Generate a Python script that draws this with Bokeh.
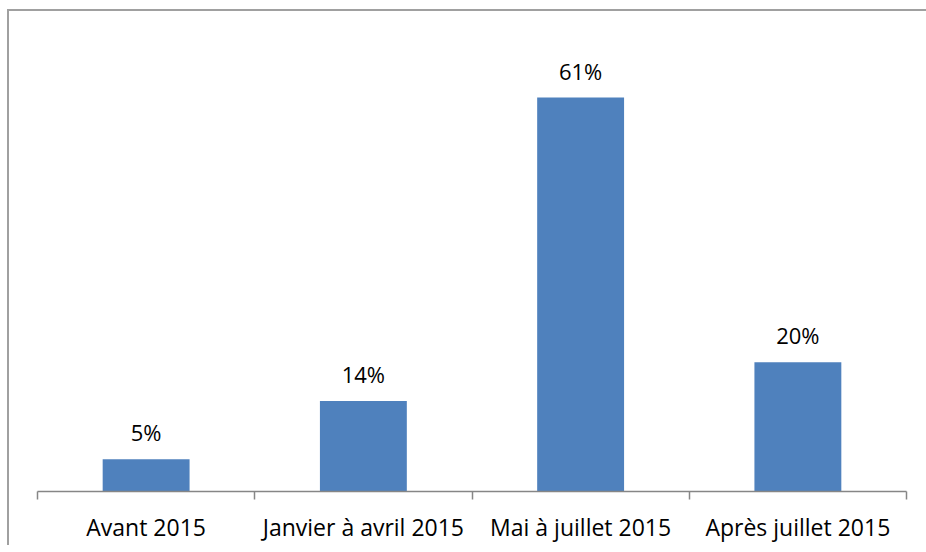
from bokeh.plotting import figure
from bokeh.models import ColumnDataSource, Range1d, FixedTicker, LabelSet
from bokeh.core.properties import value
from bokeh.embed import file_html
from bokeh.resources import INLINE

categories = ["Avant 2015", "Janvier à avril 2015", "Mai à juillet 2015", "Après juillet 2015"]
values = [5, 14, 61, 20]
value_labels = ["5%", "14%", "61%", "20%"]

centers = [i + 0.5 for i in range(len(categories))]
source = ColumnDataSource(dict(x=centers, top=values, label=value_labels))

FONT = "Open Sans"

p = figure(width=917, height=532, output_backend="svg", toolbar_location=None,
           x_range=Range1d(0, len(categories)), y_range=Range1d(0, 70),
           frame_width=869, frame_height=452,
           min_border_left=28, min_border_top=28, min_border_right=20, min_border_bottom=52)
p.styles = {"border-left": "2px solid #a0a0a0", "border-top": "2px solid #a0a0a0",
            "margin-top": "9px", "margin-left": "7px"}

p.vbar(x="x", top="top", width=0.4, source=source, fill_color="#4F81BD", line_color=None)

labels = LabelSet(x="x", y="top", text="label", source=source, y_offset=27,
                  text_align="center", text_baseline="middle",
                  text_font=value(FONT), text_font_size="22px", text_color="#000000")
p.add_layout(labels)

p.grid.visible = False
p.yaxis.visible = False
p.outline_line_color = None

ax = p.xaxis[0]
ax.ticker = FixedTicker(ticks=centers, minor_ticks=list(range(len(categories) + 1)))
ax.major_label_overrides = {c: lab for c, lab in zip(centers, categories)}
ax.major_tick_out = 0
ax.major_tick_in = 0
ax.minor_tick_out = 8
ax.minor_tick_in = 0
ax.axis_line_color = "#868686"
ax.axis_line_width = 1.5
ax.minor_tick_line_color = "#868686"
ax.minor_tick_line_width = 1.5
ax.major_label_text_font = FONT
ax.major_label_text_font_size = "23px"
ax.major_label_text_color = "#000000"
ax.major_label_standoff = 11

open("out.html", "w").write(file_html(p, INLINE))
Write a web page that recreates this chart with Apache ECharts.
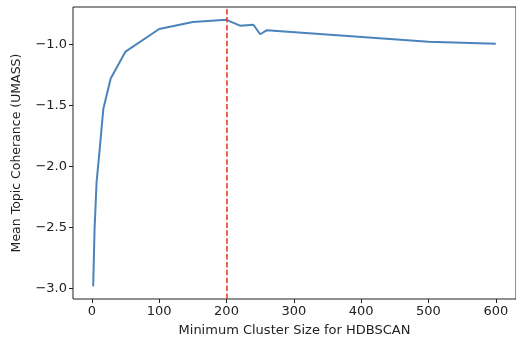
<!DOCTYPE html>
<html>
<head>
    <meta charset="utf-8">
    <title>HDBSCAN coherence</title>
    <script src="https://cdn.jsdelivr.net/npm/echarts@6/dist/echarts.min.js"></script>
</head>
<body style="margin:0;background:#fff">
<div id="main" style="width:516px;height:345px;"></div>

<script type="text/javascript">
    // minimum cluster sizes tried and the mean UMASS coherence for each
    var clusterSizes = [2, 4, 7, 12, 17, 28, 50, 100, 150, 200, 220, 240, 250, 260, 500, 600];
    var coherence = [-2.98, -2.52, -2.13, -1.84, -1.53, -1.28, -1.06, -0.875, -0.818, -0.800,
                     -0.848, -0.840, -0.918, -0.885, -0.980, -0.995];
    var chosenSize = 200;
    var xTicks = [0, 100, 200, 300, 400, 500, 600];
    var yTicks = [-3.0, -2.5, -2.0, -1.5, -1.0];

    var points = [];
    for (var i = 0; i < clusterSizes.length; i++) {
        points.push([clusterSizes[i], coherence[i]]);
    }

    var font = 'DejaVu Sans';
    var myChart = echarts.init(document.getElementById('main'));

    var option = {
        animation: false,
        backgroundColor: '#fff',
        grid: {
            left: 73, right: -3, top: 7, bottom: 46,
            show: true, borderColor: '#222', borderWidth: 1
        },
        xAxis: {
            type: 'value',
            min: -28, max: 630,
            name: 'Minimum Cluster Size for HDBSCAN',
            nameLocation: 'middle',
            nameGap: 25,
            nameTextStyle: { fontFamily: font, fontSize: 13, color: '#222' },
            splitLine: { show: false },
            axisLine: { show: false, onZero: false },
            axisTick: { show: true, length: 4, inside: false, customValues: xTicks, lineStyle: { color: '#222' } },
            axisLabel: { customValues: xTicks, fontFamily: font, fontSize: 13, color: '#222', margin: 6 }
        },
        yAxis: {
            type: 'value',
            min: -3.085, max: -0.695,
            name: 'Mean Topic Coherance (UMASS)',
            nameLocation: 'middle',
            nameGap: 50,
            nameTextStyle: { fontFamily: font, fontSize: 12.5, color: '#222' },
            splitLine: { show: false },
            axisLine: { show: false, onZero: false },
            axisTick: { show: true, length: 4, customValues: yTicks, lineStyle: { color: '#222' } },
            axisLabel: {
                customValues: yTicks, fontFamily: font, fontSize: 13, color: '#222', margin: 6,
                formatter: function (v) {
                    return (v < 0 ? '\u2212' : '') + Math.abs(v).toFixed(1);
                }
            }
        },
        series: [
            {
                type: 'line',
                data: points,
                showSymbol: false,
                lineStyle: { color: '#4a84bb', width: 2 },
                markLine: {
                    silent: true,
                    symbol: 'none',
                    label: { show: false },
                    lineStyle: { color: '#ee3a2c', width: 1.6, type: [5.5, 2.4] },
                    data: [{ xAxis: chosenSize }]
                }
            }
        ]
    };

    myChart.setOption(option);
</script>
</body>
</html>
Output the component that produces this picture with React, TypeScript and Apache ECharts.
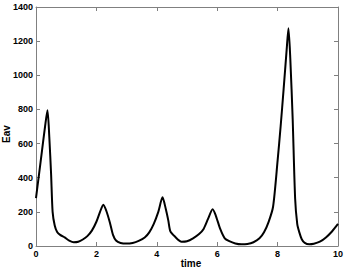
import React, { useEffect, useRef } from "react";
import * as echarts from "echarts";

const timeValues = [0, 0.1, 0.2, 0.3, 0.38, 0.44, 0.5, 0.55, 0.62, 0.7, 0.8, 0.95, 1.1, 1.25, 1.4, 1.55, 1.7, 1.85, 2.0, 2.12, 2.23, 2.33, 2.45, 2.55, 2.65, 2.8, 3.0, 3.2, 3.4, 3.6, 3.75, 3.9, 4.05, 4.19, 4.3, 4.38, 4.45, 4.6, 4.82, 5.0, 5.2, 5.4, 5.55, 5.7, 5.85, 5.95, 6.1, 6.25, 6.4, 6.6, 6.8, 7.0, 7.2, 7.4, 7.55, 7.7, 7.85, 8.0, 8.1, 8.2, 8.3, 8.36, 8.42, 8.5, 8.58, 8.65, 8.72, 8.8, 8.9, 9.05, 9.2, 9.4, 9.6, 9.8, 10];
const eavValues = [281, 420, 560, 700, 795, 640, 420, 200, 120, 82, 65, 50, 32, 22, 25, 38, 58, 90, 142, 200, 242, 205, 135, 65, 32, 18, 14, 18, 30, 50, 80, 130, 200, 285, 215, 150, 85, 55, 25, 28, 45, 70, 100, 160, 215, 180, 100, 45, 28, 15, 10, 12, 22, 45, 80, 140, 230, 500, 700, 920, 1150, 1275, 1100, 740, 280, 130, 80, 40, 18, 10, 13, 25, 50, 85, 129];

const xTicks = { min: 0, max: 10, interval: 2 };
const yTicks = { min: 0, max: 1400, interval: 200 };
const xName = "time";
const yName = "Eav";

export default function App() {
  const ref = useRef<HTMLDivElement>(null);
  useEffect(() => {
    if (!ref.current) return;
    const chart = echarts.init(ref.current, null, { renderer: "svg" });
    const font = "'Liberation Sans', Arial, sans-serif";
    const axisLine = { show: true, onZero: false, lineStyle: { color: "#808080", width: 1 } };
    const axisTick = { show: true, inside: true, length: 4, lineStyle: { color: "#808080" } };
    const fmt = (v: number) => String(v);
    chart.setOption({
      animation: false,
      grid: { left: 36, top: 7, width: 302, height: 239, containLabel: false, outerBoundsMode: "none" },
      graphic: [
        {
          type: "text",
          x: 6,
          y: 134,
          rotation: Math.PI / 2,
          style: { text: yName, align: "center", verticalAlign: "middle", fontFamily: font, fontWeight: "bold", fontSize: 10, fill: "#000" },
        },
        {
          type: "text",
          x: 191,
          y: 263,
          style: { text: xName, align: "center", verticalAlign: "middle", fontFamily: font, fontWeight: "bold", fontSize: 10, fill: "#000" },
        },
      ],
      xAxis: [
        {
          type: "value",
          min: xTicks.min,
          max: xTicks.max,
          interval: xTicks.interval,
          axisLine,
          axisTick,
          splitLine: { show: false },
          axisLabel: { margin: 3, fontFamily: font, fontWeight: "bold", fontSize: 9, color: "#000", formatter: fmt },
        },
        {
          type: "value",
          position: "top",
          min: xTicks.min,
          max: xTicks.max,
          interval: xTicks.interval,
          axisLine,
          axisTick,
          splitLine: { show: false },
          axisLabel: { show: false },
        },
      ],
      yAxis: [
        {
          type: "value",
          min: yTicks.min,
          max: yTicks.max,
          interval: yTicks.interval,
          axisLine,
          axisTick,
          splitLine: { show: false },
          axisLabel: { margin: 3, fontFamily: font, fontWeight: "bold", fontSize: 9, color: "#000", formatter: fmt },
        },
        {
          type: "value",
          position: "right",
          min: yTicks.min,
          max: yTicks.max,
          interval: yTicks.interval,
          axisLine,
          axisTick,
          splitLine: { show: false },
          axisLabel: { show: false },
        },
      ],
      series: [
        {
          type: "line",
          data: timeValues.map((t, i) => [t, eavValues[i]]),
          showSymbol: false,
          smooth: 0.25,
          lineStyle: { color: "#000", width: 2 },
          xAxisIndex: 0,
          yAxisIndex: 0,
        },
      ],
    });
    return () => chart.dispose();
  }, []);
  return <div ref={ref} style={{ position: "fixed", left: 0, top: 0, width: 346, height: 270, background: "#fff" }} />;
}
------
Short task: Among the records above, locate the line containing "Write a web" and the line containing "var myChart = echarts.init(document.getElementById('main'));", then transcribe exactly the lines starting at the first and ending at the second, with no pictures.

Solution to this exercise:
Write a web page that recreates this chart with Apache ECharts.
<!DOCTYPE html>
<html>
<head>
    <meta charset="utf-8">
    <title>HDBSCAN coherence</title>
    <script src="https://cdn.jsdelivr.net/npm/echarts@6/dist/echarts.min.js"></script>
</head>
<body style="margin:0;background:#fff">
<div id="main" style="width:516px;height:345px;"></div>

<script type="text/javascript">
    // minimum cluster sizes tried and the mean UMASS coherence for each
    var clusterSizes = [2, 4, 7, 12, 17, 28, 50, 100, 150, 200, 220, 240, 250, 260, 500, 600];
    var coherence = [-2.98, -2.52, -2.13, -1.84, -1.53, -1.28, -1.06, -0.875, -0.818, -0.800,
                     -0.848, -0.840, -0.918, -0.885, -0.980, -0.995];
    var chosenSize = 200;
    var xTicks = [0, 100, 200, 300, 400, 500, 600];
    var yTicks = [-3.0, -2.5, -2.0, -1.5, -1.0];

    var points = [];
    for (var i = 0; i < clusterSizes.length; i++) {
        points.push([clusterSizes[i], coherence[i]]);
    }

    var font = 'DejaVu Sans';
    var myChart = echarts.init(document.getElementById('main'));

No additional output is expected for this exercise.